Tuesday, December 11, 2012

On the Humblebrag and Irony

Archie Grand Notebook  
The New York Times is just killing it with its ingenuity.  Just when you think that everyone has already said everything that could possibly be said in an era of Internet self-publishing (Thank you Shishboombang)-- print gets stronger and smarter.  In my opinion, the NYT takes the cake when it comes to the printed word.   Word!

As I write a NYT accolade from across the coast in Los Angeles, there are two recent articles that stand out in my mind as being worth a mention. The first, How to Live Without Irony, recounts how we have gotten so caught up in the culture of making fun of our own selves. Everything has become one big joke, everyone is just one big laughing-stock, and nothing takes on meaning of any kind. Entire identities revolve around jokes, gaffs, and the absurd.  "Irony functions as a shield against criticism" meaning irony functions as a shield against feelings.  The article begs the question: "Do we fear ourselves?" Maybe, as hipsters?!   

The second article, If I Do Humblebrag Myself, does an outstanding job calling us ALL out on the stupid passive-yet-over-confident-statuses that we post on Facebook, Twitter, yada yada and other forums of insta-feed.  I just posted one this afternoon, "I can (almost) write again! Hurrah!" What a complete sucker I am.

Article 2 oddly relates to Article 1 because once again the trending theme of how we all exist day-to-day is by making fun of ourselves as the per usual of life. 

These articles (please click the links which are embedded above and actually read them!)--though not earth-shattering or paradigm-shifting pieces-- provoke thought and observation about the world in which we live and the people with which we share our lives. With humor and wit, these articles make us more aware of the absurdities of every day life as well as brush us (or our parents) up on popular culture.  When it comes to current accounts of people (and the culture that inevitably comes with people),the NYT will not let you down as a source of insight into the human race. Human behavior is the best writing material, as far as I am concerned--simply because-- You just cannot make our $*% up!

On How Venice is a Carnival No More

Have you sauntered down Rose Avenue in Venice, California lately? Forget for a moment about the gentrification of nearby Abbott Kinney and Main St where there are the following
1. A hipper than its own good coffee shop- Intelligentsia (with its $7.00 coffee) 
2. Nerds- a Google campus inside a building designed by Gehry (yes, I am referring to the Binoculars)
3. A fancy clothing boutique for men-  Jack Spade/Steve Alan
4. a slew of popular eateries - Wolf In Sheep's Clothing, Tasting Kitchen--not to mention-- Gjelina, have you even tried to get a dinner reservation there lately?
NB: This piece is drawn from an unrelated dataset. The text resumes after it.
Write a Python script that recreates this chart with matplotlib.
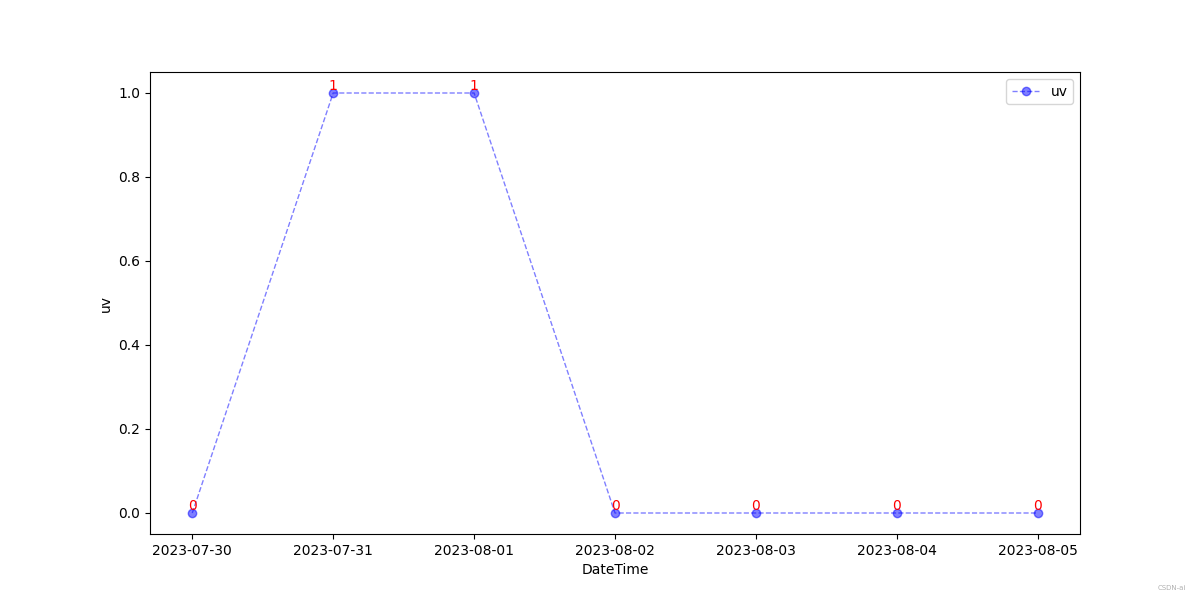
import matplotlib.pyplot as plt

dates = ["2023-07-30", "2023-07-31", "2023-08-01", "2023-08-02",
         "2023-08-03", "2023-08-04", "2023-08-05"]
uv = [0, 1, 1, 0, 0, 0, 0]

fig = plt.figure(figsize=(12, 6), dpi=100)
plt.plot(dates, uv, "bo--", alpha=0.5, linewidth=1, label="uv")

for d, v in zip(dates, uv):
    plt.text(d, v, str(v), ha="center", va="bottom", color="red", fontsize=10)

plt.xlabel("DateTime")
plt.ylabel("uv")
plt.legend(loc="upper right")

fig.text(0.988, 0.015, "CSDN-ai", fontsize=5, color="#b0b0b0", ha="right", va="bottom")
plt.savefig("out.png")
I think the waitlist puts you months back and gives you a time slot for dinner at like 4 pm or 11 at night.
5. "Enviro-health conscious" minded peeps --I cannot even count the number of trendy bikes strapped with yoga mats and latte holders I've spotted in Venice. 
My whole diatribe/mathematic equation about gentrification is besides the point.  

Let's get back to Rose Avenue and its fleeting grunge.  Also, the shabby-ramshackle-seedy Lincoln Boulevard might also turn the corner if it hasn't already with the most monstrous Whole Foods plopped at the corner of Rose & Lincoln. According to the LA Times, Lincoln Boulevard is sometimes now referred to as "the Linc" by weasel hipsters (okay, fine, I added the word "weasel").  

So does that mean goodbye to Venice grunge? The only place to find it might just be the boardwalk.  Epic drum circles still exist, but the homeless and the bohemians have been pushed off even the boardwalk and into the dirty sand (which might as well be the Pacific Ocean).  SuperBa, Venice Beach Wines, Cafe Gratitude, Moon Juice, some yoga studio, Big Red Sun, another yoga studio, and live/work lofts chic up the town.  That's cool, I am fine with it. I go to most of the restaurants on bike post-yoga anyways, but I have a question: As chic as Venice becomes-- Can the Tranny Clown stay?--as a symbol of yesteryear when we were cheaper, rougher around the edges, and even a bit tacky? 

On Making a Comeback

Image courtesy of Vogue
Hello dear Earthlings! Three long months have past without a blog post from the Shishboombang world.  I am not sure what happened. I drifted off to some Tumblr pages for awhile, got lost in the throes of online shopping, and have worked a ton.  Oh yeah, and then there was Pinterest. I want to come back to the blogosphere--will you take me back in? I am more than ready to post some blurbs that I only hope will shock, woo, and entertain you.